13 diciembre 2016

13:12

No sé qué había de mí en ese pasillo. No sé por qué me aprendí sus baldosas, sus esquinas, sus paredes. No sé qué esperé encontrar en él, recorriéndolo una y otra vez. Me inducía un sabor agridulce, un dolor en diferido, un auto engaño prolongado. Recuerdo el túnel interminable, aunque ahora parece que medía a penas unos centímetros, pero mi persistencia lo ascendía a infinito. Una etapa de negación, de fijación. Una inquietud distraída, un miedo en pausa. El mal menor, lo llaman.

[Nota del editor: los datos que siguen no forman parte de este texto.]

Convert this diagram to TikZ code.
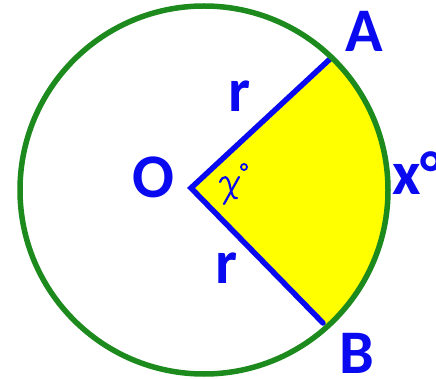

Entonces, el fogonazo. Una luz viscosa -de gelatina- inundó el espacio. Una semilla había caído en algún lugar del presente. El inconformismo adormecido pero latente se rebeló ante el mal menor, poco a poco, con disimulo. Se escapaba entre síes y noes, se hacía preguntas. Respondió el fruto prohibido, ése que desafiaba al molde en el que vertía las vivencias. Apetecible, pero desconocido. Un mordisco de fuego, un temblor expectante... Una quietud aún hiriente, una esperanza sanadora. El mordisco de neófita que me hizo valiente.

London, 2016

Lisboa, 2016

Las cuatro paredes que me abrazaban me hacían sentir segura. Fuera de ellas pasaban cosas que no sabía. Las miraba de reojo a través de una ventana. Quería descubrir algo, curiosa, pero no demasiado, temiendo ganas de más. No pensé en que los muros también pueden derrumbarse y que, si se sienten temblar, a veces es mejor coger un autobús, aunque sea de los que llegan media hora tarde y hacen dudar sobre si ya han pasado o no, y bajarse en la próxima parada.

*

Cuánto hablamos de convivir con los y las demás. Y qué poco de las gominolas con forma de osito. Mm. No. Eso no era lo que quería decir. ¿Qué era entonces?